*Stated exercise*.
All of the material should be reproduced exactly, with pictures left out.
[start of Dataset section]
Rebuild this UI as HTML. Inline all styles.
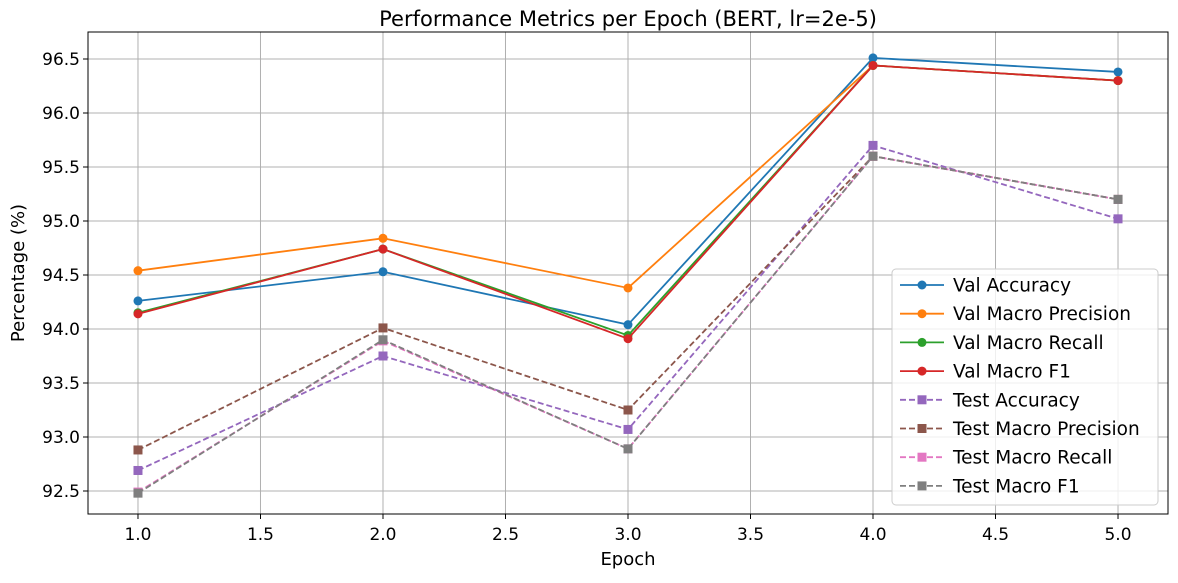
<!DOCTYPE html>
<html><head><meta charset="utf-8"><style>
body{margin:0;background:#fff}
svg text{font-family:"DejaVu Sans","Liberation Sans",sans-serif;fill:#000}
</style></head><body>
<svg id="chart" width="1178" height="578" xmlns="http://www.w3.org/2000/svg"></svg>
<script>
const epochs=[1,2,3,4,5];
const valAcc=[94.26,94.53,94.04,96.51,96.38];
const valPrec=[94.54,94.84,94.38,96.44,96.30];
const valRec=[94.15,94.74,93.94,96.44,96.30];
const valF1=[94.14,94.74,93.91,96.44,96.30];
const testAcc=[92.69,93.75,93.07,95.70,95.02];
const testPrec=[92.88,94.01,93.25,95.60,95.20];
const testRec=[92.49,93.89,92.89,95.60,95.20];
const testF1=[92.48,93.90,92.89,95.60,95.20];
const xTicks=[1.0,1.5,2.0,2.5,3.0,3.5,4.0,4.5,5.0];
const yTicks=[92.5,93.0,93.5,94.0,94.5,95.0,95.5,96.0,96.5];
const seriesNames=["Val Accuracy","Val Macro Precision","Val Macro Recall","Val Macro F1","Test Accuracy","Test Macro Precision","Test Macro Recall","Test Macro F1"];
const seriesData=[valAcc,valPrec,valRec,valF1,testAcc,testPrec,testRec,testF1];
const colors=["#1f77b4","#ff7f0e","#2ca02c","#d62728","#9467bd","#8c564b","#e377c2","#7f7f7f"];

const L=88,R=1168,T=32,B=514;
const xmin=0.796,xmax=5.204,ymin=92.287,ymax=96.75;
const xs=v=>L+(v-xmin)/(xmax-xmin)*(R-L);
const ys=v=>B-(v-ymin)/(ymax-ymin)*(B-T);
const svg=document.getElementById('chart');
const NS="http://www.w3.org/2000/svg";
function mk(tag,attrs,parent){const e=document.createElementNS(NS,tag);for(const k in attrs)e.setAttribute(k,attrs[k]);(parent||svg).appendChild(e);return e;}

xTicks.forEach(t=>{
  const g=mk('line',{x1:xs(t),x2:xs(t),y1:T,y2:B,stroke:'#b0b0b0','stroke-width':1});
  
  
  mk('line',{x1:xs(t),x2:xs(t),y1:B,y2:B+5,stroke:'#000'});
  const tx=mk('text',{x:xs(t),y:B+26,'text-anchor':'middle','font-size':17});
  tx.textContent=t.toFixed(1);
  
  
});
yTicks.forEach(t=>{
  const g=mk('line',{x1:L,x2:R,y1:ys(t),y2:ys(t),stroke:'#b0b0b0','stroke-width':1});
  
  
  mk('line',{x1:L-5,x2:L,y1:ys(t),y2:ys(t),stroke:'#000'});
  const tx=mk('text',{x:L-8,y:ys(t)+6,'text-anchor':'end','font-size':17});
  tx.textContent=t.toFixed(1);
  
  
});

seriesData.forEach((d,i)=>{
  const g=mk('g',{});
  
  
  const dashed=i>=4;
  const pts=d.map((v,j)=>xs(epochs[j])+','+ys(v)).join(' ');
  mk('polyline',{points:pts,fill:'none',stroke:colors[i],'stroke-width':1.8,'stroke-dasharray':dashed?'6,3':'none'},g);
  d.forEach((v,j)=>{
    let m;
    if(dashed) m=mk('rect',{x:xs(epochs[j])-4.5,y:ys(v)-4.5,width:9,height:9,fill:colors[i]},g);
    else m=mk('circle',{cx:xs(epochs[j]),cy:ys(v),r:4.5,fill:colors[i]},g);
    
    
  });
});

mk('rect',{x:L,y:T,width:R-L,height:B-T,fill:'none',stroke:'#000','stroke-width':1});

let t=mk('text',{x:(L+R)/2,y:26,'text-anchor':'middle','font-size':21});
t.textContent='Performance Metrics per Epoch (BERT, lr=2e-5)';


t=mk('text',{x:(L+R)/2,y:565,'text-anchor':'middle','font-size':18});
t.textContent='Epoch';


t=mk('text',{x:0,y:0,'text-anchor':'middle','font-size':18,transform:'translate(24,'+(T+B)/2+') rotate(-90)'});
t.textContent='Percentage (%)';



const lg=mk('g',{});


mk('rect',{x:892,y:269,width:266,height:236,rx:4,fill:'#fff','fill-opacity':0.8,stroke:'#ccc'},lg);
seriesNames.forEach((n,i)=>{
  const y=285+i*28.7;
  const e=mk('g',{},lg);
  
  
  mk('line',{x1:900,x2:944,y1:y,y2:y,stroke:colors[i],'stroke-width':1.8,'stroke-dasharray':i>=4?'6,3':'none'},e);
  if(i>=4) mk('rect',{x:917.5,y:y-4.5,width:9,height:9,fill:colors[i]},e);
  else mk('circle',{cx:922,cy:y,r:4.5,fill:colors[i]},e);
  const tx=mk('text',{x:953,y:y+6.5,'font-size':18.5},e);
  tx.textContent=n;
});
</script>
</body></html>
[end of Dataset section]
*Task output*.
Rebuild this UI as HTML. Inline all styles.
<!DOCTYPE html>
<html><head><meta charset="utf-8"><style>
body{margin:0;background:#fff}
svg text{font-family:"DejaVu Sans","Liberation Sans",sans-serif;fill:#000}
</style></head><body>
<svg id="chart" width="1178" height="578" xmlns="http://www.w3.org/2000/svg"></svg>
<script>
const epochs=[1,2,3,4,5];
const valAcc=[94.26,94.53,94.04,96.51,96.38];
const valPrec=[94.54,94.84,94.38,96.44,96.30];
const valRec=[94.15,94.74,93.94,96.44,96.30];
const valF1=[94.14,94.74,93.91,96.44,96.30];
const testAcc=[92.69,93.75,93.07,95.70,95.02];
const testPrec=[92.88,94.01,93.25,95.60,95.20];
const testRec=[92.49,93.89,92.89,95.60,95.20];
const testF1=[92.48,93.90,92.89,95.60,95.20];
const xTicks=[1.0,1.5,2.0,2.5,3.0,3.5,4.0,4.5,5.0];
const yTicks=[92.5,93.0,93.5,94.0,94.5,95.0,95.5,96.0,96.5];
const seriesNames=["Val Accuracy","Val Macro Precision","Val Macro Recall","Val Macro F1","Test Accuracy","Test Macro Precision","Test Macro Recall","Test Macro F1"];
const seriesData=[valAcc,valPrec,valRec,valF1,testAcc,testPrec,testRec,testF1];
const colors=["#1f77b4","#ff7f0e","#2ca02c","#d62728","#9467bd","#8c564b","#e377c2","#7f7f7f"];

const L=88,R=1168,T=32,B=514;
const xmin=0.796,xmax=5.204,ymin=92.287,ymax=96.75;
const xs=v=>L+(v-xmin)/(xmax-xmin)*(R-L);
const ys=v=>B-(v-ymin)/(ymax-ymin)*(B-T);
const svg=document.getElementById('chart');
const NS="http://www.w3.org/2000/svg";
function mk(tag,attrs,parent){const e=document.createElementNS(NS,tag);for(const k in attrs)e.setAttribute(k,attrs[k]);(parent||svg).appendChild(e);return e;}

xTicks.forEach(t=>{
  const g=mk('line',{x1:xs(t),x2:xs(t),y1:T,y2:B,stroke:'#b0b0b0','stroke-width':1});
  
  
  mk('line',{x1:xs(t),x2:xs(t),y1:B,y2:B+5,stroke:'#000'});
  const tx=mk('text',{x:xs(t),y:B+26,'text-anchor':'middle','font-size':17});
  tx.textContent=t.toFixed(1);
  
  
});
yTicks.forEach(t=>{
  const g=mk('line',{x1:L,x2:R,y1:ys(t),y2:ys(t),stroke:'#b0b0b0','stroke-width':1});
  
  
  mk('line',{x1:L-5,x2:L,y1:ys(t),y2:ys(t),stroke:'#000'});
  const tx=mk('text',{x:L-8,y:ys(t)+6,'text-anchor':'end','font-size':17});
  tx.textContent=t.toFixed(1);
  
  
});

seriesData.forEach((d,i)=>{
  const g=mk('g',{});
  
  
  const dashed=i>=4;
  const pts=d.map((v,j)=>xs(epochs[j])+','+ys(v)).join(' ');
  mk('polyline',{points:pts,fill:'none',stroke:colors[i],'stroke-width':1.8,'stroke-dasharray':dashed?'6,3':'none'},g);
  d.forEach((v,j)=>{
    let m;
    if(dashed) m=mk('rect',{x:xs(epochs[j])-4.5,y:ys(v)-4.5,width:9,height:9,fill:colors[i]},g);
    else m=mk('circle',{cx:xs(epochs[j]),cy:ys(v),r:4.5,fill:colors[i]},g);
    
    
  });
});

mk('rect',{x:L,y:T,width:R-L,height:B-T,fill:'none',stroke:'#000','stroke-width':1});

let t=mk('text',{x:(L+R)/2,y:26,'text-anchor':'middle','font-size':21});
t.textContent='Performance Metrics per Epoch (BERT, lr=2e-5)';


t=mk('text',{x:(L+R)/2,y:565,'text-anchor':'middle','font-size':18});
t.textContent='Epoch';


t=mk('text',{x:0,y:0,'text-anchor':'middle','font-size':18,transform:'translate(24,'+(T+B)/2+') rotate(-90)'});
t.textContent='Percentage (%)';



const lg=mk('g',{});


mk('rect',{x:892,y:269,width:266,height:236,rx:4,fill:'#fff','fill-opacity':0.8,stroke:'#ccc'},lg);
seriesNames.forEach((n,i)=>{
  const y=285+i*28.7;
  const e=mk('g',{},lg);
  
  
  mk('line',{x1:900,x2:944,y1:y,y2:y,stroke:colors[i],'stroke-width':1.8,'stroke-dasharray':i>=4?'6,3':'none'},e);
  if(i>=4) mk('rect',{x:917.5,y:y-4.5,width:9,height:9,fill:colors[i]},e);
  else mk('circle',{cx:922,cy:y,r:4.5,fill:colors[i]},e);
  const tx=mk('text',{x:953,y:y+6.5,'font-size':18.5},e);
  tx.textContent=n;
});
</script>
</body></html>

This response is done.